We now have compatible input files and a runscript. We are ready to submit our job!

Job Submission

The instructions to submit a job are the same as those at the top of the runscript. We run the command: qsub -N jobname -v in=name rs12

  • qsub is the PBS command to submit the job.
  • jobname is the name you will see for your job in the qstat command
  • name is the actual file minus .com etc it is passed into this script as ${in}
  • rs12 is the name of the runscript

the run script must be in the same directory as your job!

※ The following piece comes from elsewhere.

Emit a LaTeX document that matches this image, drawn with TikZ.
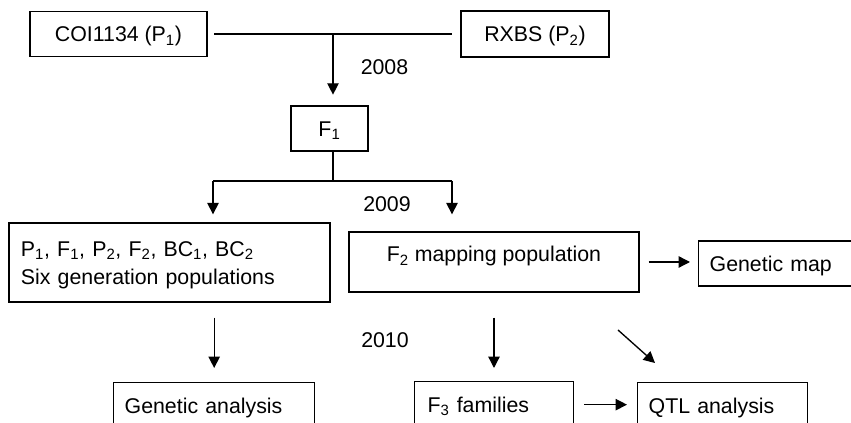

  1. Run the command with the appropriate substitutions

If successful, a job number (XXXXXXX.cx1) should be printed out to the terminal, this is your jobID which PBS assigns to a submitted job.

Monitoring your Job

Now that your job has been submitted you can monitor by using the command qstat. This gives you the status of your jobs in the queues. Useful commands may be:

qstat to get your jobs that are running
qstat -q to get a list of all queues
qstat -f to get a full printout of all your queued jobs information

To delete a job from the queue you can use the command:

qdel [jobID] to remove a job from the queue

In your .bashrc there was an alias set for some of these options. Typing 'q' in the terminal should produce the same result as 'qstat'. The status of your job in the queue will either be Q (waiting to run), or R (running) and the run time so far.

Keep checking your job until it has run. If successful then you the .log file should be copied back to your working directory, check this to see if your job was successful. You will also find a file which has the extension: .o[jobID], this is the merged output and error files for your job. If there has been an error it will be detailed with this file along with the resources requested and used by your job.